The magnificent palaces of Bundi and Kota with their intricate sculpturing, frescoed walls and comfortable living quarters provide enough proof of glory and opulence of their occupants.

Taragarh Fort, Bundi

This is the first fort commissioned by Hada ruler Ber Singh in 14th century at Bundi. the fort stands on a 430 M high hill from where a panoramic view of the surrounding area is available.

Its mighty bastion called Bheem Burj, rain water harvesting and distribution system are worth seeing. The fort of Taragarh is marvel of Rajput architecture and the available technology of those times.

Garh Palace, Bundi

Col. Todd considered it as one of the most magnificent palaces of Rajputana. Built in the early half of 17th century and added on by many rulers from time to time, it is a complex of living quarters, meeting halls named Ratan Daulat, Ratan Mahal, Chhatra Mahal, Badal Mahal, Phool Mahal and Moti Mahal.

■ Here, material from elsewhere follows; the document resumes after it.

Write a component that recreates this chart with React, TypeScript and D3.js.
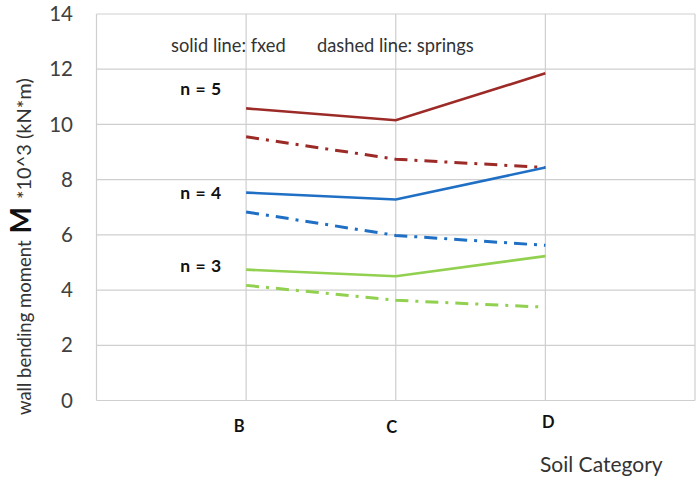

The entrance to the palace is through a massive gate called Hathi Pol. The weall paintings of the palace have acquired global fame due to their aesthetic nature, subject matter and subtlety of strokes. The female figures have a certain impact of Mogul school.

Garh Palace, Kota

The palace complex of Kota holds the place of pride for the Hada rulers, who had put the foundation of their expanding empire at the same place where the chief of Bhil tribals was slain. The Chambal river provided natural protection to the palace from three sides.

The Gulab Mahal, Which faces the river was built by Maha Rao Ummed Singh II and adjoining Purana Mahal belongs to the time of Jet Singh. the Arjun Mahal, Hava Mahal, Divan-E-Aam, Akhada Mahal, Kanvarpadi Mahal are worth a visit for their wall paintings depicting floral and faunal diversity, hunting scenes, processions and scenes from the legend of Lord Krishna, who is the ruling deity of Kota.

The government museums of Kota and Jhalawar have a good collection of antiquities. The visit to these museums will surely be an enriching experience. The Rao Madho Singh museum is a private collection of items belonging to the erstwhile rulers of Kota. The collection is kept at Garh Palace, Kota and the miniature paintings and the wall paintings are a must-see for the tourists therefore a visit to this museum is recommended.

Gagron fort, Jhalawar

Made of the principles of an Aqua-fort or Jal Durg, sitting atop a hillock, on the confuence of Kali sindh and Ahu rivers, it is a formidable fort. The Khinchi and Hada Rajputs ruled over their land from this fort. In the passage of its history, it has seen many rulers, who vied with each other to hold this strategically important fort. The Dargah of mitthe Mahabali and saint Pipaji attract a large number of devotees each year.

Shergarh Fort, Baran

Sitting atop a hillock on the bank of Parban river the fort of Shergarh looks impregnable. The fort stands a little detached from the walled township, which boasts of its ancient Brahmanical and Jain temples. A stone edict of 790 AD proves the antiquity of the place, Which was once known as Koshvardhan and many Buddhist monasteries were set up with support.

Shahabad Fort

Shahabad fort is the one of the largest fort amongst the forts in Hadoti. It is situated about 80 km. from Baran on NH-76. It is a good photo opp for those interested, from the highway. The fort was constructed by the Chauhan Rulers in century 1521 (Samvat 1577).

Palaitha Fort

The Jagir of Palaitha was granted to Maharaj Mohan Singh, second and favourite son of Rao Madho Singh. The Palaitha Apji occupies the first seat on the right of the Maharao of Kotah in Durbar. Apji Mohan Singh was the Second son of Rao Madho Singh, Maharaja of Kota. He established the Principality of Palaitha (1762 AD) with an area covering 84 villages, within the State of Kota.

Khatoli Fort

This village was ruled by Rathre's (karamsot)of Jodha clan and it is a historical battle field between Rajkumar Raj Singh of Mewar and Aurangzeb's army. The "Rao Chunda ", the famous warrior of medieval history of Rajasthan died at this battle field. Still we can see the monuments of the warrior's at this village. The holy temple of Rada Mataji is also a beautiful place on hills of Khatoli. This historical and patriotic place of Kishangarh state is a must visit.